The 2000s were about legacy and reinvention. Hush delivered a blockbuster mystery with Jim Lee’s sleek art, while Under the Hood resurrected Jason Todd as the Red Hood, blurring the line between hero and vigilante. Grant Morrison expanded Batman into something bigger—introducing Damian Wayne as his son, killing and resurrecting Bruce, and eventually turning Batman into a global symbol in Batman, Inc. When Bruce was gone, Dick Grayson stepped in, giving us a Batman with a lighter, more human touch. Then Scott Snyder’s The Black Mirror put Dick through a corrosive Gotham horror story that still chills us today.
2010 and Beyond
The New 52 in 2011 streamlined Batman’s world, and Scott Snyder with Greg Capullo took the reins. Their run gave us the terrifying Court of Owls, a secret society lurking beneath Gotham, and bold reimaginings like Zero Year and Endgame. By now, Batman wasn’t just surviving eras—he was reinventing them.

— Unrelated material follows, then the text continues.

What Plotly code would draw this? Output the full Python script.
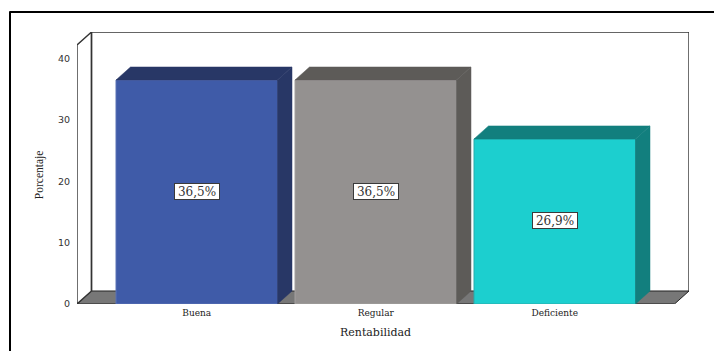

Rebirth (2016) brought Tom King’s deeply psychological take. His Batman was a man wrestling with trauma, love, and exhaustion. The romance with Catwoman took center stage, while stories like The War of Jokes and Riddles and City of Bane played out like operas of obsession. Meanwhile, Elseworlds tales like White Knight asked what Gotham would look like if Batman himself was on trial, and Three Jokers confronted decades of Joker mythology in one sweeping story.
Today, in Infinite Frontier and Dawn of DC, Batman is fractured and tested like never before. James Tynion IV pushed him through Joker War and Fear State, while Chip Zdarsky’s current run pits him against Failsafe—his own rogue contingency plan—before exiling him across universes. Black Label one-shots like One Bad Day let writers reimagine classic villains in prestige, almost literary ways. Batman in 2024 feels as alive, as unpredictable, and as essential as ever.
Final Thoughts
Through it all, Batman has grown from a lone detective to the leader of an entire Bat-Family—Robins, Batgirls, and allies who expand his legacy. His villains have evolved from pranksters to mirrors of his deepest fears: Joker as chaos, Two-Face as corruption, Catwoman as temptation and love. Gotham itself has become a character, a gothic reflection of Bruce Wayne’s own psyche.
And yet, despite all the reinventions, one thing remains constant: Batman endures. He absorbs every era’s fears, every generation’s hopes, and still comes out recognizable. From detective to Dark Knight, he’s proof that a story can change and still remain true at its core.
Ace: “Batman’s greatest power is preparation—he’s the patron saint of ‘no excuses.’”
Dapper: “The city is the real canvas; every era repaints Gotham.”
Chill: “Best Batman is when the mystery leads and the muscles follow.”
And that’s why we keep reading. Batman isn’t just one hero—he’s all of them, at once.